Designing Data-Intensive Applications by Martin Kleppmann. There's a previous HN thread about it. Helped me understand a bit more about databases and systems. The book is also very approachable and has the perfect blend of application and theory at a high level that anyone approaching the industry for the first time stands to gain a lot from reading it.
The Architecture of Open Source Applications series is a good one for leaning how to build production applications and you can read it online. The chapter on Scalable Web Architecture is a must-read.
You should try to understand how databases in general work, it will help you with your query writing.

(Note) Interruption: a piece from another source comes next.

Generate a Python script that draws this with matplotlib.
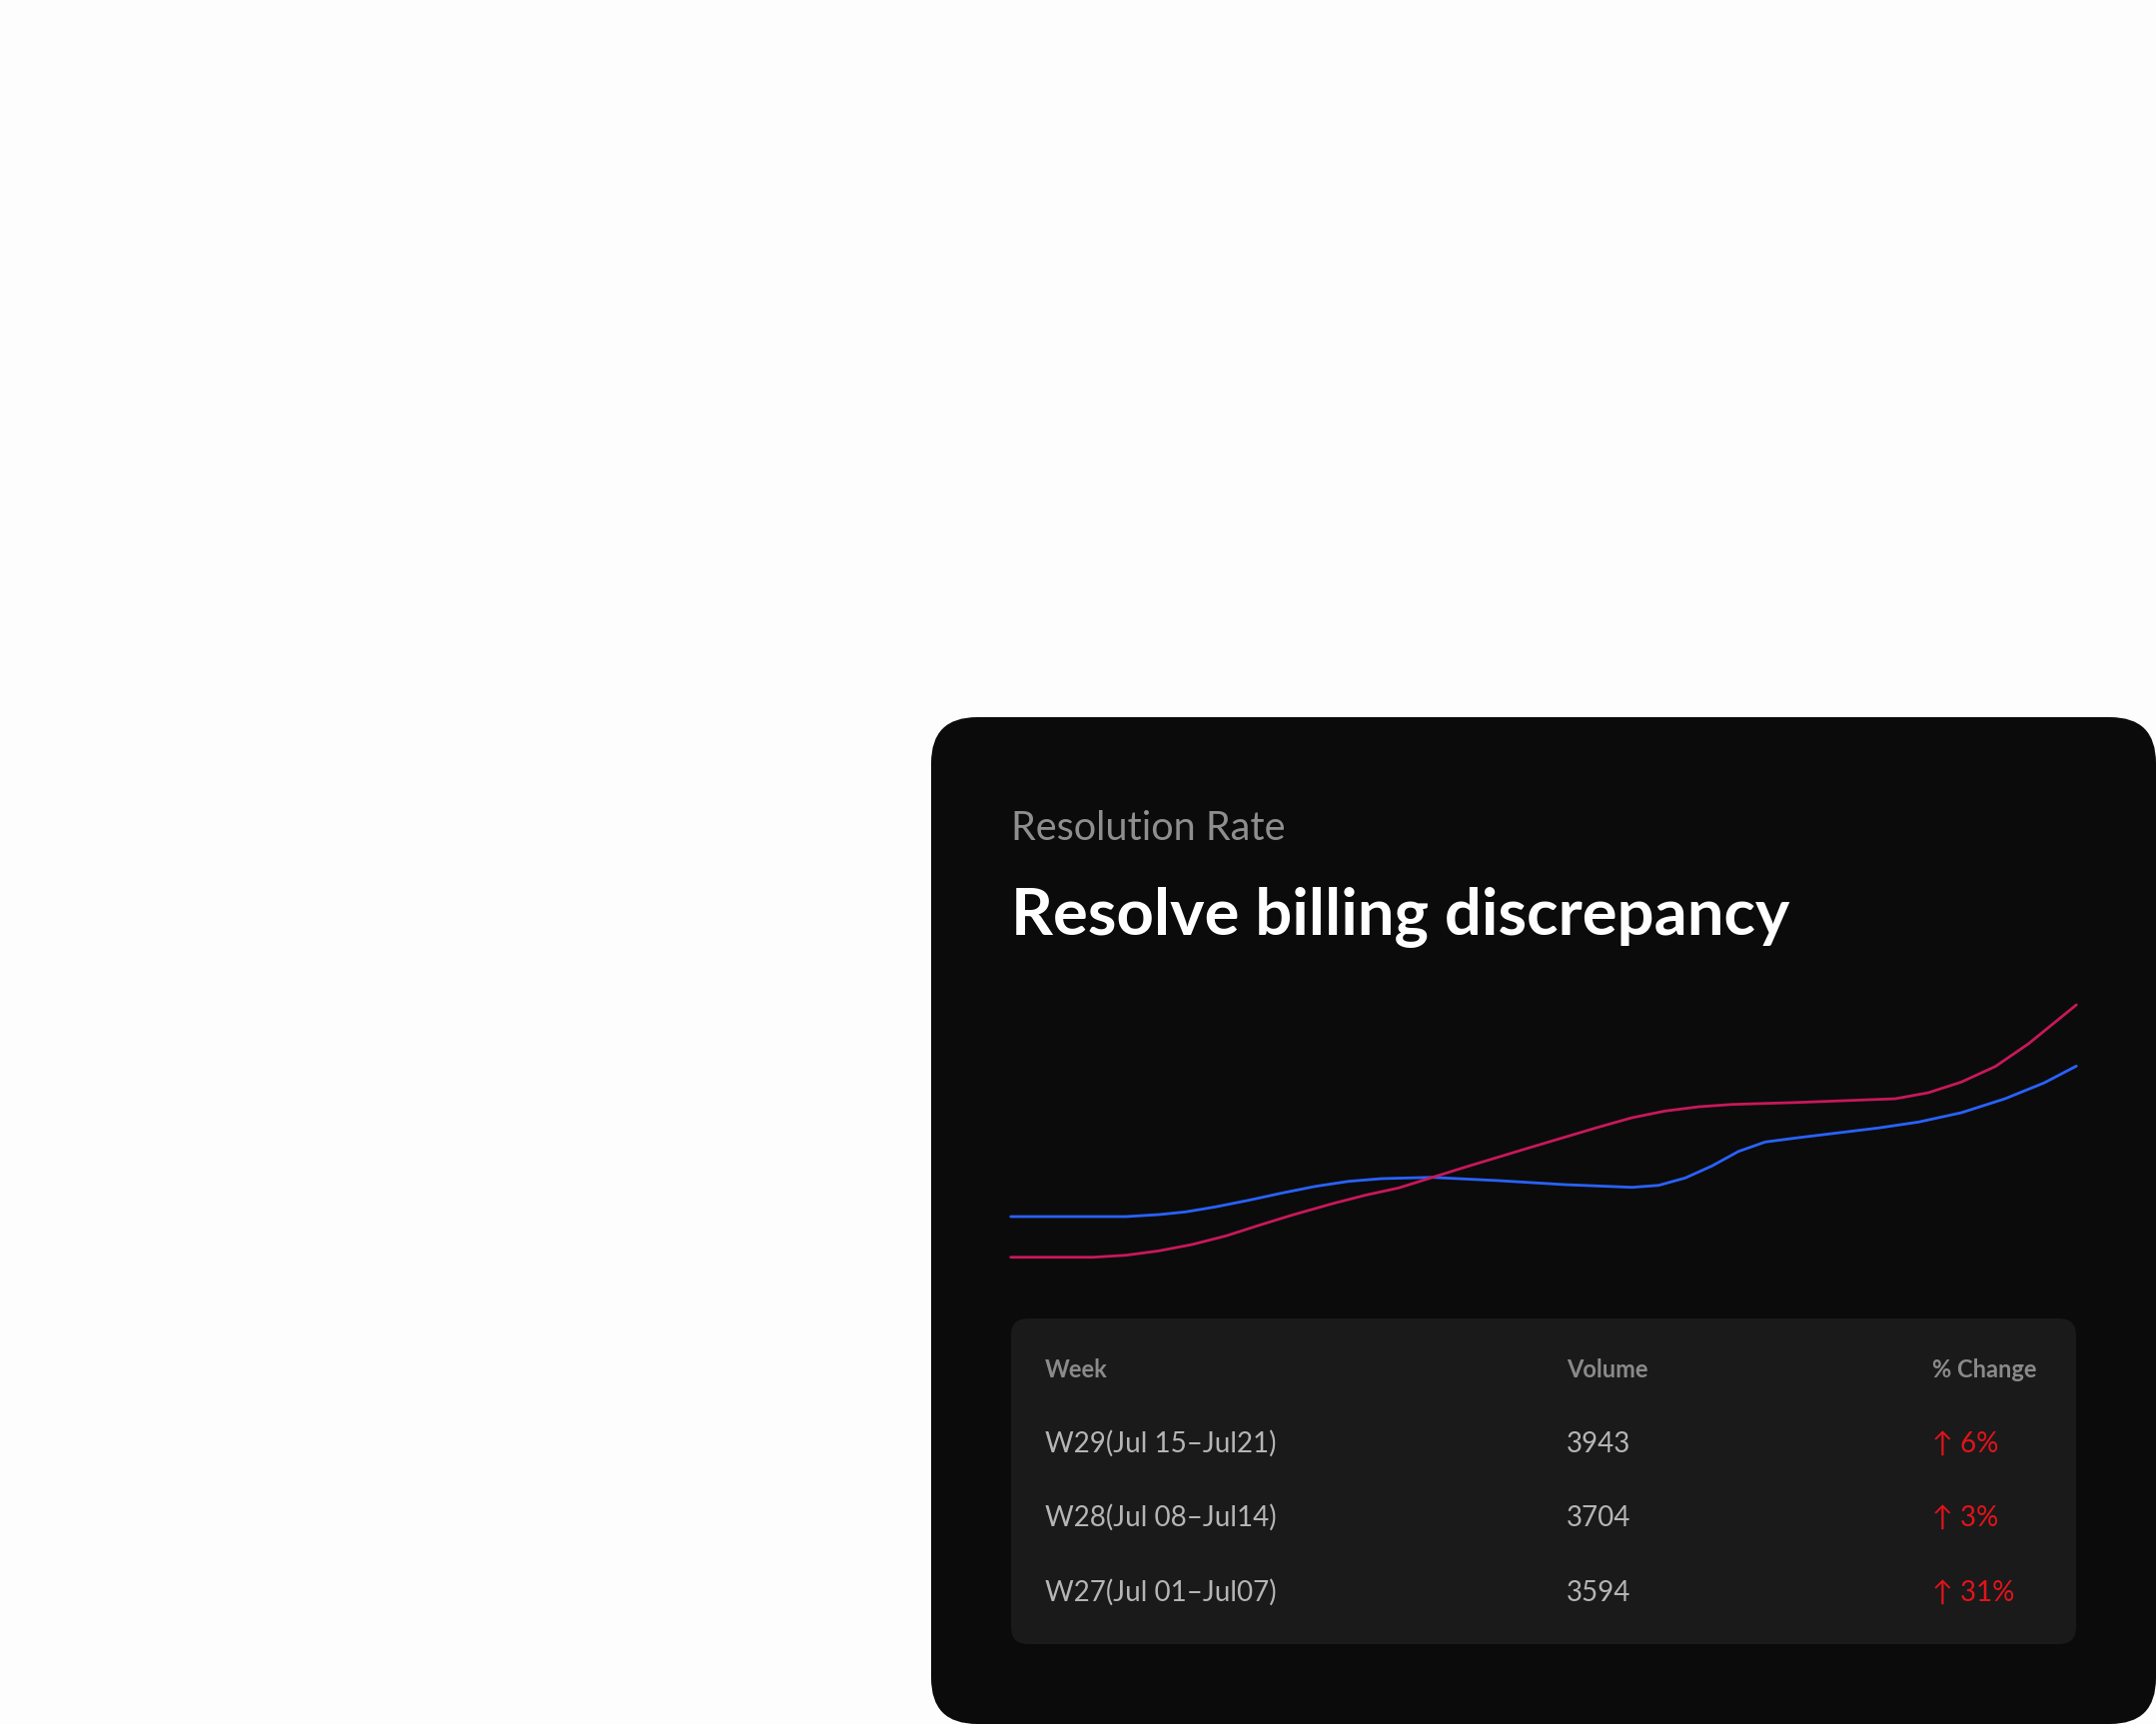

One thing you have to realize is that once you get a little advanced, you have to get to the details of the single SQL implementations, it's not about SQL but about Postgres.
I've found these books really valuable
# SQL Performance Explained Everything Developers Need to Know about SQL Performance
This book fundamentally talks about how to effectively use and leverage the SQL indices. Talks about all the important implementations (Postgres, MySQL, Oracle, SQL Server).

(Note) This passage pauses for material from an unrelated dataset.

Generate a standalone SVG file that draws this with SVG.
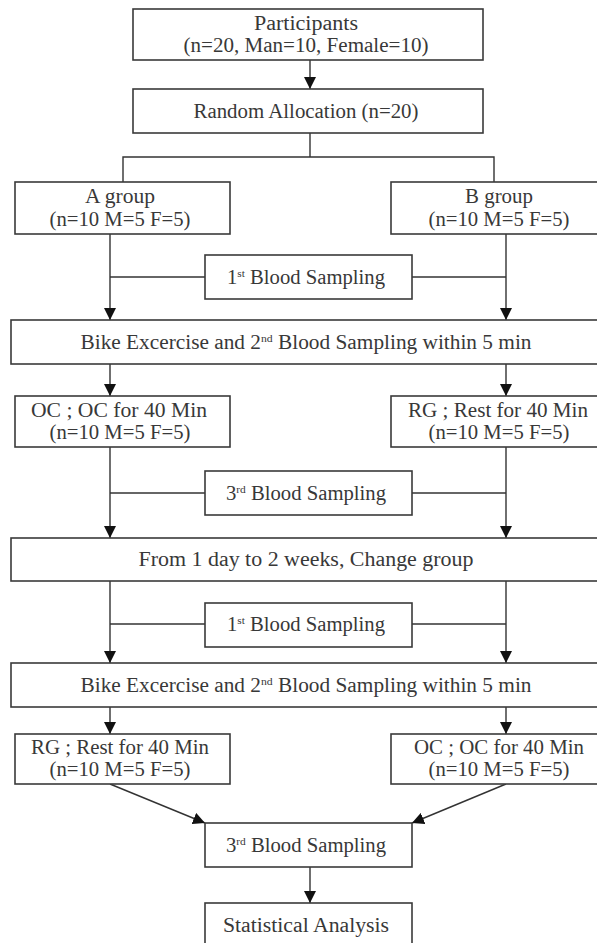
<svg xmlns="http://www.w3.org/2000/svg" width="597" height="943" viewBox="0 0 597 943">
<style>
.box{fill:#fff;stroke:#3a3a3a;stroke-width:1.6}
.ln{fill:none;stroke:#333;stroke-width:1.4}
.t{font-family:"Liberation Serif","Times New Roman",serif;font-size:20px;fill:#383838;text-anchor:middle}
.sup{font-size:11px}
</style>
<defs>
<marker id="ah" markerUnits="userSpaceOnUse" markerWidth="12" markerHeight="12" viewBox="0 0 12 12" refX="12" refY="6" orient="auto">
<path d="M0,0 L12,6 L0,12 Z" fill="#111"/>
</marker>
</defs>
<rect width="597" height="943" fill="#fff"/>
<g id="connectors">
<line class="ln" x1="310" y1="60" x2="310" y2="89" marker-end="url(#ah)"/>
<polyline class="ln" points="310,133 310,157"/>
<polyline class="ln" points="123,182 123,157 494,157 494,182"/>
<line class="ln" x1="110" y1="234" x2="110" y2="320" marker-end="url(#ah)"/>
<line class="ln" x1="506" y1="234" x2="506" y2="320" marker-end="url(#ah)"/>
<line class="ln" x1="110" y1="277" x2="205" y2="277"/>
<line class="ln" x1="412" y1="277" x2="506" y2="277"/>
<line class="ln" x1="110" y1="364" x2="110" y2="396" marker-end="url(#ah)"/>
<line class="ln" x1="506" y1="364" x2="506" y2="396" marker-end="url(#ah)"/>
<line class="ln" x1="110" y1="447" x2="110" y2="538" marker-end="url(#ah)"/>
<line class="ln" x1="506" y1="447" x2="506" y2="538" marker-end="url(#ah)"/>
<line class="ln" x1="110" y1="493" x2="205" y2="493"/>
<line class="ln" x1="412" y1="493" x2="506" y2="493"/>
<line class="ln" x1="110" y1="581" x2="110" y2="663" marker-end="url(#ah)"/>
<line class="ln" x1="506" y1="581" x2="506" y2="663" marker-end="url(#ah)"/>
<line class="ln" x1="110" y1="624" x2="205" y2="624"/>
<line class="ln" x1="412" y1="624" x2="506" y2="624"/>
<line class="ln" x1="110" y1="707" x2="110" y2="734" marker-end="url(#ah)"/>
<line class="ln" x1="506" y1="707" x2="506" y2="734" marker-end="url(#ah)"/>
<line class="ln" x1="110" y1="784" x2="205" y2="823" marker-end="url(#ah)"/>
<line class="ln" x1="506" y1="784" x2="412" y2="823" marker-end="url(#ah)"/>
<line class="ln" x1="310" y1="867" x2="310" y2="903" marker-end="url(#ah)"/>
</g>
<g id="participants">
<rect class="box" x="133" y="9" width="350" height="51"/>
<text class="t" x="306" y="30" textLength="104" lengthAdjust="spacingAndGlyphs">Participants</text>
<text class="t" x="306" y="52" textLength="245" lengthAdjust="spacingAndGlyphs">(n=20, Man=10, Female=10)</text>
</g>
<g id="random">
<rect class="box" x="133" y="89" width="350" height="44"/>
<text class="t" x="306" y="118" textLength="225" lengthAdjust="spacingAndGlyphs">Random Allocation (n=20)</text>
</g>
<g id="groupA">
<rect class="box" x="15" y="182" width="215" height="52"/>
<text class="t" x="120" y="203" textLength="70" lengthAdjust="spacingAndGlyphs">A group</text>
<text class="t" x="120" y="226" textLength="141" lengthAdjust="spacingAndGlyphs">(n=10 M=5 F=5)</text>
</g>
<g id="groupB">
<rect class="box" x="391" y="182" width="216" height="52"/>
<text class="t" x="499" y="203" textLength="68" lengthAdjust="spacingAndGlyphs">B group</text>
<text class="t" x="499" y="226" textLength="141" lengthAdjust="spacingAndGlyphs">(n=10 M=5 F=5)</text>
</g>
<g id="blood1a">
<rect class="box" x="205" y="255" width="207" height="44"/>
<text class="t" x="306" y="284" textLength="158" lengthAdjust="spacingAndGlyphs">1<tspan class="sup" dy="-7">st</tspan><tspan dy="7"> Blood Sampling</tspan></text>
</g>
<g id="bike1">
<rect class="box" x="11" y="320" width="592" height="44"/>
<text class="t" x="306" y="349" textLength="451" lengthAdjust="spacingAndGlyphs">Bike Excercise and 2<tspan class="sup" dy="-7">nd</tspan><tspan dy="7"> Blood Sampling within 5 min</tspan></text>
</g>
<g id="oc1">
<rect class="box" x="15" y="396" width="215" height="51"/>
<text class="t" x="119" y="417" textLength="176" lengthAdjust="spacingAndGlyphs">OC ; OC for 40 Min</text>
<text class="t" x="120" y="439" textLength="141" lengthAdjust="spacingAndGlyphs">(n=10 M=5 F=5)</text>
</g>
<g id="rg1">
<rect class="box" x="391" y="396" width="216" height="51"/>
<text class="t" x="498" y="417" textLength="180" lengthAdjust="spacingAndGlyphs">RG ; Rest for 40 Min</text>
<text class="t" x="499" y="439" textLength="141" lengthAdjust="spacingAndGlyphs">(n=10 M=5 F=5)</text>
</g>
<g id="blood3a">
<rect class="box" x="205" y="471" width="207" height="44"/>
<text class="t" x="306" y="500" textLength="160" lengthAdjust="spacingAndGlyphs">3<tspan class="sup" dy="-7">rd</tspan><tspan dy="7"> Blood Sampling</tspan></text>
</g>
<g id="change">
<rect class="box" x="11" y="538" width="592" height="43"/>
<text class="t" x="306" y="566" textLength="335" lengthAdjust="spacingAndGlyphs">From 1 day to 2 weeks, Change group</text>
</g>
<g id="blood1b">
<rect class="box" x="205" y="603" width="207" height="44"/>
<text class="t" x="306" y="631" textLength="158" lengthAdjust="spacingAndGlyphs">1<tspan class="sup" dy="-7">st</tspan><tspan dy="7"> Blood Sampling</tspan></text>
</g>
<g id="bike2">
<rect class="box" x="11" y="663" width="592" height="44"/>
<text class="t" x="306" y="692" textLength="451" lengthAdjust="spacingAndGlyphs">Bike Excercise and 2<tspan class="sup" dy="-7">nd</tspan><tspan dy="7"> Blood Sampling within 5 min</tspan></text>
</g>
<g id="rg2">
<rect class="box" x="15" y="734" width="215" height="50"/>
<text class="t" x="120" y="754" textLength="178" lengthAdjust="spacingAndGlyphs">RG ; Rest for 40 Min</text>
<text class="t" x="120" y="776" textLength="141" lengthAdjust="spacingAndGlyphs">(n=10 M=5 F=5)</text>
</g>
<g id="oc2">
<rect class="box" x="391" y="734" width="216" height="50"/>
<text class="t" x="499" y="754" textLength="170" lengthAdjust="spacingAndGlyphs">OC ; OC for 40 Min</text>
<text class="t" x="499" y="776" textLength="141" lengthAdjust="spacingAndGlyphs">(n=10 M=5 F=5)</text>
</g>
<g id="blood3b">
<rect class="box" x="205" y="823" width="207" height="44"/>
<text class="t" x="306" y="852" textLength="160" lengthAdjust="spacingAndGlyphs">3<tspan class="sup" dy="-7">rd</tspan><tspan dy="7"> Blood Sampling</tspan></text>
</g>
<g id="stats">
<rect class="box" x="205" y="903" width="207" height="50"/>
<text class="t" x="306" y="932" textLength="166" lengthAdjust="spacingAndGlyphs">Statistical Analysis</text>
</g>
</svg>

# Designing Data-Intensive Applications: The Big Ideas Behind Reliable, Scalable, and Maintainable Systems
This book gets mentioned a bunch around here and for a good reason. There aren't too many concrete resources on making your systems "webscale" and this one is really good.
# PostgreSQL 9.0 High Performance
Discusses all the different settings and tweaks you can do in Postgres. It's crazy how much of a perf gain you can get just by twiddling the parameters of the database, i.e. all the tricks you can do when the single instances are bottle necks.

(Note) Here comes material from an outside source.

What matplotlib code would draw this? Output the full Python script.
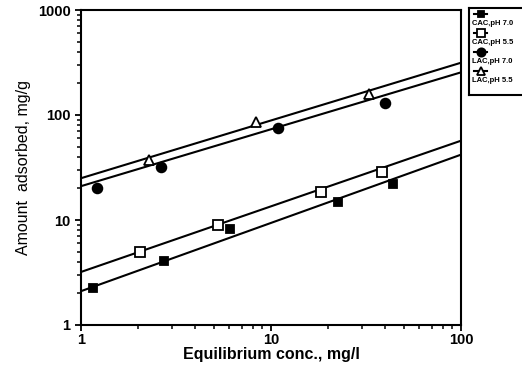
import numpy as np
import matplotlib
matplotlib.use("Agg")
import matplotlib.pyplot as plt
from matplotlib.ticker import LogLocator, NullFormatter, FixedLocator, FixedFormatter

plt.rcParams['font.family'] = ['Liberation Sans', 'DejaVu Sans']
plt.rcParams['font.weight'] = 'bold'

# measured isotherm points (C in mg/l, q in mg/g)
cac70_c = [1.16, 2.72, 6.07, 22.4, 43.7]
cac70_q = [2.25, 4.08, 8.2, 14.8, 21.9]
cac55_c = [2.05, 5.24, 18.4, 38.2]
cac55_q = [5.0, 8.9, 18.4, 28.4]
lac70_c = [1.21, 2.65, 10.9, 39.6]
lac70_q = [20.0, 32.3, 75.4, 130.0]
lac55_c = [2.29, 8.33, 32.6]
lac55_q = [37.6, 85.9, 158.0]

# Freundlich constants for the fitted lines: q = K * C**(1/n)
labels = ['CAC,pH 7.0', 'CAC,pH 5.5', 'LAC,pH 7.0', 'LAC,pH 5.5']
freund_k = [2.1, 3.2, 21.0, 25.0]
freund_inv_n = [0.65, 0.625, 0.542, 0.55]

series = [(cac70_c, cac70_q), (cac55_c, cac55_q), (lac70_c, lac70_q), (lac55_c, lac55_q)]
markers = [dict(marker='s', ms=5.5, mfc='black'),
           dict(marker='s', ms=6.5, mfc='white'),
           dict(marker='o', ms=7, mfc='black'),
           dict(marker='^', ms=7, mfc='white')]

fig = plt.figure(figsize=(5.22, 3.69), dpi=100)
ax = fig.add_axes([81 / 522, 1 - 325 / 369, 380 / 522, 315 / 369])

cc = np.logspace(0, 2, 50)
for (c, q), k, inv_n, m in zip(series, freund_k, freund_inv_n, markers):
    ax.plot(cc, k * cc ** inv_n, color='black', lw=1.5)
    ax.plot(c, q, ls='none', mec='black', mew=1.3, **m)

ax.set_xscale('log')
ax.set_yscale('log')
ax.set_xlim(1, 100)
ax.set_ylim(1, 1000)

ax.xaxis.set_major_locator(FixedLocator([1, 10, 100]))
ax.xaxis.set_major_formatter(FixedFormatter(['1', '10', '100']))
ax.yaxis.set_major_locator(FixedLocator([1, 10, 100, 1000]))
ax.yaxis.set_major_formatter(FixedFormatter(['1', '10', '100', '1000']))
for axis in (ax.xaxis, ax.yaxis):
    axis.set_minor_locator(LogLocator(base=10, subs=np.arange(2, 10)))
    axis.set_minor_formatter(NullFormatter())

ax.tick_params(which='major', direction='out', length=4, width=1.3, labelsize=10.5)
ax.tick_params(which='minor', direction='out', length=3, width=1.1)
ax.tick_params(axis='x', which='major', pad=1.5)
for s in ax.spines.values():
    s.set_linewidth(1.5)

ax.set_xlabel('Equilibrium conc., mg/l', fontsize=11.5, fontweight='bold', labelpad=0)
ax.set_ylabel('Amount  adsorbed, mg/g', fontsize=11.5, fontweight='normal', labelpad=5)

# legend panel on the right, marker above each label
lg = fig.add_axes([469 / 522, 1 - 95 / 369, 60 / 522, 87 / 369])
lg.set_xlim(469, 529)
lg.set_ylim(95, 8)
lg.set_xticks([])
lg.set_yticks([])
for s in lg.spines.values():
    s.set_linewidth(1.5)
for i, (lab, m) in enumerate(zip(labels, markers)):
    y0 = 14.5 + 19 * i
    lg.plot([474, 487], [y0, y0], color='black', lw=1.5)
    mm = dict(m)
    mm['ms'] = m['ms'] * 0.85
    lg.plot([480.5], [y0], ls='none', mec='black', mew=1.3, **mm)
    lg.text(471.5, y0 + 9, lab, fontsize=5.5, fontweight='bold', va='center', ha='left')

fig.savefig('out.png', dpi=100)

There's a similar book for MySQL https://www.amazon.com/High-Performance-MySQL-Optimization-R...
# PostgreSQL 9 High Availability Cookbook
Discusses how do you go from 1 Postgres instance to 1+ instance. Talks about replication, monitoring, cluster management, avoiding downtime etc i.e. all the tricks you can do to manage multiple instances. Again there's a similar book for MySQL https://www.amazon.com/MySQL-High-Availability-Building-Cent...
Last but not least check out the postgres documentation, people consider it a standard of what good documentation looks like https://www.postgresql.org/docs/9.6/static/index.html
Also last but not least, read up on relational algebra (the foundation of SQL) https://en.wikipedia.org/wiki/Relational_algebra. I've always found SQL to be extremely verbose (the syntax reminds me of idk COBOL or smth) but there's another query language called Datalog, that's for our purposes similar to SQL but the syntax is much more legible.
E.g. check out these snippets from these slides (page 29) (and check out the whole class too)
s(X) <- p(X,Y).
s(X) <- r(Y,X).
t(X,Y,Z) <- p(X,Y), r(Y,Z).
w(X) <- s(X), not q(X).
CREATE VIEW s AS (SELECT a FROM p)
(SELECT b FROM r);
CREATE VIEW t AS
SELECT a, b, c
FROM p, r
WHERE p.b = r.a,
CREATE VIEW w AS (TABLE s)
MINUS (TABLE q);
You probably might want to read this (for free): http://book.mixu.net/distsys/single-page.html
And pay a little to read this book: http://www.amazon.com/Designing-Data-Intensive-Applications-...
Nathan Marz brought Apache Storm to the world, and Martin Kleppmann is pretty well known for his work on Kafka.
Both are very good books on building scalable data processing systems.